Professor Black is an eminent historian who seems to be able to publish more than any person alive. There are big books, small books, essays, papers and articles as well as many reviews on The Social Affairs Unit blog. In fact, this book was published by the SAU earlier this year as a sort of companion volume to last year’s “The European Question and the National Interest”.
We are not simply talking about an eminent historian but one who is concerned with the sort of ideas that we in our own humble way (do stop sniggering, there) try to analyze on this blog. Furthermore, Professor Black exhibits the most profound scepticism about the European Union and, indeed, transnational organizations. Unfortunately, his scepticism, also well-merited about Tony Blair’s policies overcomes the others.
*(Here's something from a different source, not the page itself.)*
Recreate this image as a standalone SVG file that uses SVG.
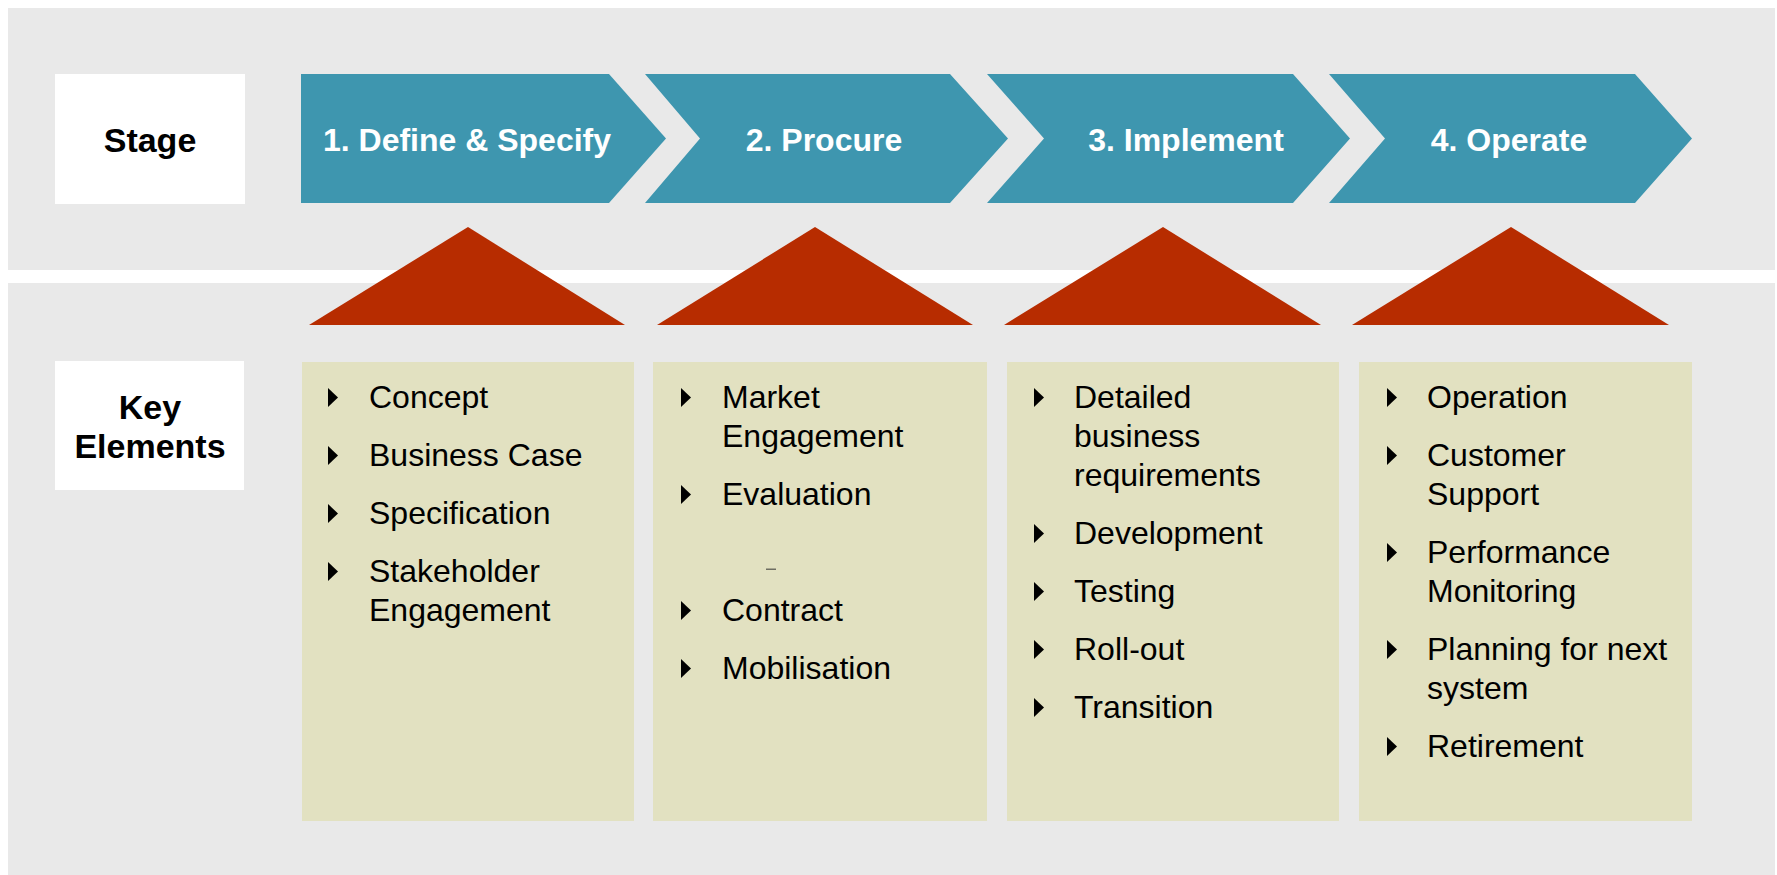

The problem with these short volumes is just that: they are short and try to pack in an enormous amount of information and discussion. One comes away from reading them feeling absolutely breathless and, I am sad to say, somewhat disappointed. If people like Professor Jeremy Black cannot get it straight in their minds, what hope is there for the rest of the country?
“The Dotted Red Line” follows the pattern of the previous book, with a chapter on history, the immediate past or the ending of the Cold War, the present situation and future scenarios. It is with the last one that I had problems with.
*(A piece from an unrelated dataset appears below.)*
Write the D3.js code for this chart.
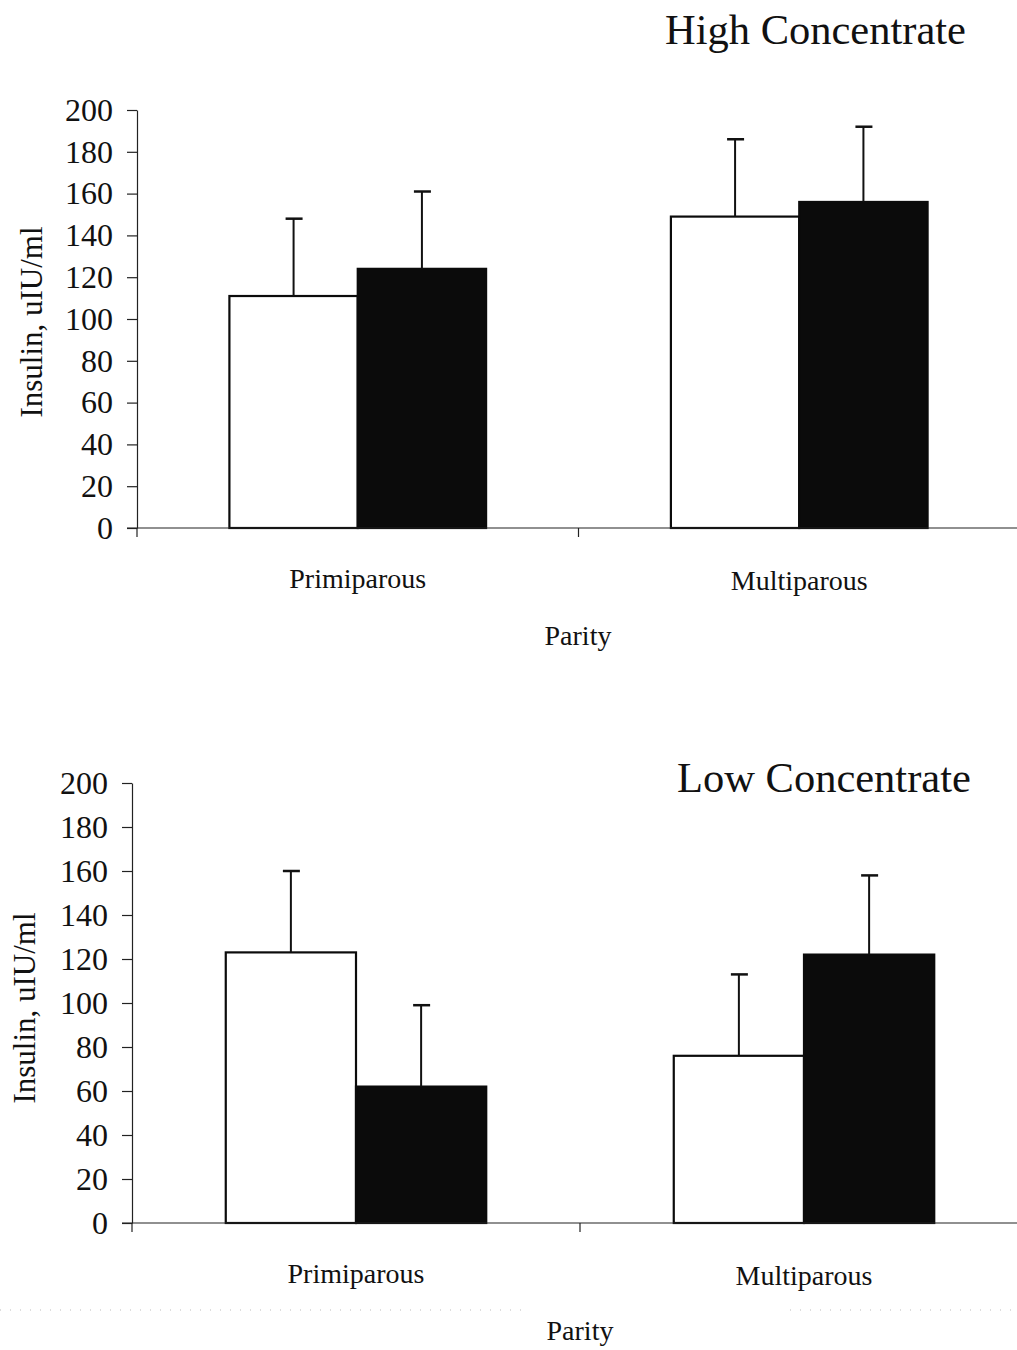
<!DOCTYPE html>
<html>
<head>
<meta charset="utf-8">
<script src="https://cdn.jsdelivr.net/npm/d3@7"></script>
<style>
  html, body { margin: 0; padding: 0; background: #fff; }
  svg { display: block; }
  text { font-family: "Liberation Serif", "Times New Roman", serif; fill: #111; }
</style>
</head>
<body>
<svg id="chart" width="1017" height="1350"></svg>
<script>
// Parity groups and diet series
const categories = ["Primiparous", "Multiparous"];
const series = ["Control", "Treated"];
const yTicks = [0, 20, 40, 60, 80, 100, 120, 140, 160, 180, 200];

// High concentrate diet: means and SE (uIU/ml)
const highMeans = [[111, 124], [149, 156]];
const highErr = [[37, 37], [37, 36]];

// Low concentrate diet: means and SE (uIU/ml)
const lowMeans = [[123, 62], [76, 122]];
const lowErr = [[37, 37], [37, 36]];

const svg = d3.select("#chart");
const fills = ["#ffffff", "#0b0b0b"];

function panel(opt) {
  const g = svg.append("g");
  const x = d3.scaleBand().domain(categories).range([opt.x0, opt.x1]);
  const y = d3.scaleLinear().domain([0, 200]).range([opt.yBottom, opt.yTop]);
  const inner = d3.scaleBand().domain(series).range([0, x.bandwidth()]).paddingOuter(0.72).paddingInner(0);

  // y axis
  const ya = g.append("g").attr("transform", `translate(${opt.x0},0)`)
    .call(d3.axisLeft(y).tickValues(yTicks).tickSize(10).tickPadding(14).tickSizeOuter(0));
  ya.select(".domain").attr("stroke", "#222").attr("stroke-width", 1.2);
  ya.selectAll(".tick line").attr("stroke", "#222").attr("stroke-width", 1.2);
  ya.selectAll("text").style("font-size", "32px").attr("fill", "#111")
    .style("font-family", '"Liberation Serif", serif');

  // bars
  categories.forEach((c, ci) => {
    series.forEach((s, si) => {
      const v = opt.means[ci][si];
      const e = opt.err[ci][si];
      const bx = x(c) + inner(s);
      const cx = bx + inner.bandwidth() / 2;
      g.append("rect")
        .attr("x", bx).attr("y", y(v))
        .attr("width", inner.bandwidth()).attr("height", y(0) - y(v))
        .attr("fill", fills[si]).attr("stroke", "#0b0b0b").attr("stroke-width", 2.2);
      g.append("line").attr("x1", cx).attr("x2", cx).attr("y1", y(v)).attr("y2", y(v + e))
        .attr("stroke", "#111").attr("stroke-width", 2);
      g.append("line").attr("x1", cx - 8).attr("x2", cx + 9).attr("y1", y(v + e)).attr("y2", y(v + e))
        .attr("stroke", "#111").attr("stroke-width", 2.5);
    });
  });

  // x axis (category boundaries)
  const xa = g.append("g").attr("transform", `translate(0,${opt.yBottom})`);
  xa.append("line").attr("x1", opt.x0 - 10).attr("x2", opt.x1).attr("y1", 0).attr("y2", 0)
    .attr("stroke", "#222").attr("stroke-width", 1.2);
  const bounds = [opt.x0, x(categories[1])];
  xa.selectAll("line.b").data(bounds).join("line").attr("class", "b")
    .attr("x1", d => d).attr("x2", d => d).attr("y1", 0).attr("y2", 9)
    .attr("stroke", "#222").attr("stroke-width", 1.2);
  g.selectAll("text.cat").data(categories).join("text").attr("class", "cat")
    .attr("x", d => x(d) + x.bandwidth() / 2)
    .attr("y", (d, i) => opt.catY + i * 2)
    .attr("text-anchor", "middle").style("font-size", "28px").text(d => d);

  // axis titles
  g.append("text").attr("x", opt.parityX).attr("y", opt.parityY)
    .attr("text-anchor", "middle").style("font-size", "28px").text("Parity");
  g.append("text")
    .attr("transform", `translate(${opt.yLabX},${opt.yLabY}) rotate(-90)`)
    .attr("text-anchor", "middle").style("font-size", "31px").text("Insulin, uIU/ml");
  g.append("text").attr("x", opt.titleX).attr("y", opt.titleY)
    .style("font-size", "42.5px").text(opt.title);
}

panel({
  title: "High Concentrate", titleX: 665, titleY: 44,
  means: highMeans, err: highErr,
  x0: 137, x1: 1020, yTop: 110, yBottom: 528,
  catY: 588, parityX: 578, parityY: 645, yLabX: 42, yLabY: 322
});

panel({
  title: "Low Concentrate", titleX: 677, titleY: 792,
  means: lowMeans, err: lowErr,
  x0: 132, x1: 1028, yTop: 783, yBottom: 1223,
  catY: 1283, parityX: 580, parityY: 1340, yLabX: 35, yLabY: 1008
});

// faint dotted page edge below the lower panel
svg.append("line").attr("x1", 0).attr("x2", 530).attr("y1", 1310).attr("y2", 1310)
  .attr("stroke", "#bbb").attr("stroke-width", 1).attr("stroke-dasharray", "1 9");
svg.append("line").attr("x1", 790).attr("x2", 1017).attr("y1", 1310).attr("y2", 1310)
  .attr("stroke", "#bbb").attr("stroke-width", 1).attr("stroke-dasharray", "1 9");
</script>
</body>
</html>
Well, to be honest, one always has problems with future scenarios, particularly at the end of a book that has shown all past future scenarios as being completely erroneous. The problems with Professor Black’s analysis that, although he does appreciate that the EU is intending to become a political union, that is, a state, he seems to ignore the fact of defence integration as being part of it.
Thus, he talks a great deal about procurement and whether Britain should have closer links with the United States in this respect or the European Union, coming to the conclusion that the future for British defence policies should concentrate on
“… strategic roles that are framed without being directed by the exigencies of particular alliance partners. This latter comment applies to both the EU and the USA. The British military needs to cooperate with both by drawing on a force package which is strong in particular roles that build on national expertise and needs. Commerce protection is an obvious example. In contrast, whatever the future requirements of allies, there is no need for a large-scale tank force capability, or for a large-scale aerial interception equivalent.”I shall leave the question of “large-scale tank force capability” to one side as my colleague has discussed it already and will, no doubt, do so again. It is not unreasonable to urge future British governments to try to influence whatever defence alliances this country might be part of, with a view to British interests (not, I fear, properly defined in this book). But the whole argument would be more interesting and more acceptable if Professor Black made it clear that the EU is not simply another alliance.
As David Cameron in his speech, so Professor Black in his book: neither seems to grasp that the EU’s defence policy involves total integration. We cannot be part of that and America’s allies (or part of the Anglosphere, a possibility Black does not discuss) at the same time.